By the way, when talking about this question in connection with cosmology it is useful to bear in mind that most cosmological models are perfectly homogeneous and isotropic, ie everything is exactly the same everywhere and in all directions at a given time. Hence there can be no question of any “work” being done by the “gravitational field”: it is “pulling” equally hard in all directions.
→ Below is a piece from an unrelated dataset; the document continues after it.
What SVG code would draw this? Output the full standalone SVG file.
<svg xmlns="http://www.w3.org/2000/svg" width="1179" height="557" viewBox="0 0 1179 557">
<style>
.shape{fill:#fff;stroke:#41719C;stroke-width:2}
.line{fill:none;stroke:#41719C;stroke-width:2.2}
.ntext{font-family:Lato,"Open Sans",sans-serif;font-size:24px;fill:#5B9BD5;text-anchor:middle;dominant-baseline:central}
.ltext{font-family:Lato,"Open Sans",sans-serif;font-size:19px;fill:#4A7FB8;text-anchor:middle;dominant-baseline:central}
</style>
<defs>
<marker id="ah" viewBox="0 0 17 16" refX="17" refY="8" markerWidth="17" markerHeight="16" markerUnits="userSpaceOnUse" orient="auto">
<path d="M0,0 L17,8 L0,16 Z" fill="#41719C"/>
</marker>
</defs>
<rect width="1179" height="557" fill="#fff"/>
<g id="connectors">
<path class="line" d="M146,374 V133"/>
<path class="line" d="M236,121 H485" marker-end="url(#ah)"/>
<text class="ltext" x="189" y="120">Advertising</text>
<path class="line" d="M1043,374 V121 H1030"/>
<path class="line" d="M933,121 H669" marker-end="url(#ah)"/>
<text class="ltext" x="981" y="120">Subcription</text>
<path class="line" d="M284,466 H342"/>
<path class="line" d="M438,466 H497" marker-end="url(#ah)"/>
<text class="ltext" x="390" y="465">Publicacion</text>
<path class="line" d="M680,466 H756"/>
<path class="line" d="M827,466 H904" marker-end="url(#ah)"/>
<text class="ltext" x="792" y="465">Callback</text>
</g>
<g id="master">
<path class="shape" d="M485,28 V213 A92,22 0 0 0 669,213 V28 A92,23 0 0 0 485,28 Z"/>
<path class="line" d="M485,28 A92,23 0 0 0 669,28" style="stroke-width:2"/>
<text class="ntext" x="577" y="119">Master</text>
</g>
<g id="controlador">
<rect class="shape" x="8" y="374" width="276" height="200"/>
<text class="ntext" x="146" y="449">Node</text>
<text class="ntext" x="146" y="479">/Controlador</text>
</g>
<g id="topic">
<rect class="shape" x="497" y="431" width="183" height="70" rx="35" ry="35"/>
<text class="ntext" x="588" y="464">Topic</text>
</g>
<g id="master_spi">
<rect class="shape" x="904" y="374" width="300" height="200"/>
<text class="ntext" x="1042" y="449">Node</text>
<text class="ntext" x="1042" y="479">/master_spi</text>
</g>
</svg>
Actually you can define work in an isotropic space because you can define the differential volume element through the Jacobian of the metric, the difficulty is in correctly defining the energy differential in terms of the stress-energy.
@Gavin (19):
I like this explanation for calculational purposes (i.e. I use it as a mnemonic to myself to write down the evolution of a type of matter given the equation of state). The problem with it as a conceptual device is that in
dE = dQ + dW = 0 – P dV
the “P” in this equation is really the pressure of the environment. Normally in stat mech we don’t distinguish because we are doing quasi-static processes in which the pressures are almost the same inside and out to ensure that the expansion is slow. In the opposite extreme we have a free expansion of a gas into vacuum — which involves no transfer of energy at all (how could it?). We can have a gas at a high pressure P and energy E in a small volume V, and have it expand into a vacuum by opening a door into a larger volume V’ at a smaller pressure P’ but at the same energy. This is because in the vacuum P = 0 and we don’t (can’t!) do any work on the vacuum.
So for the dE = -P dV thing to make sense you would have to imagine the universe doing work embedded in an external environment at pressure P = P_inside universe!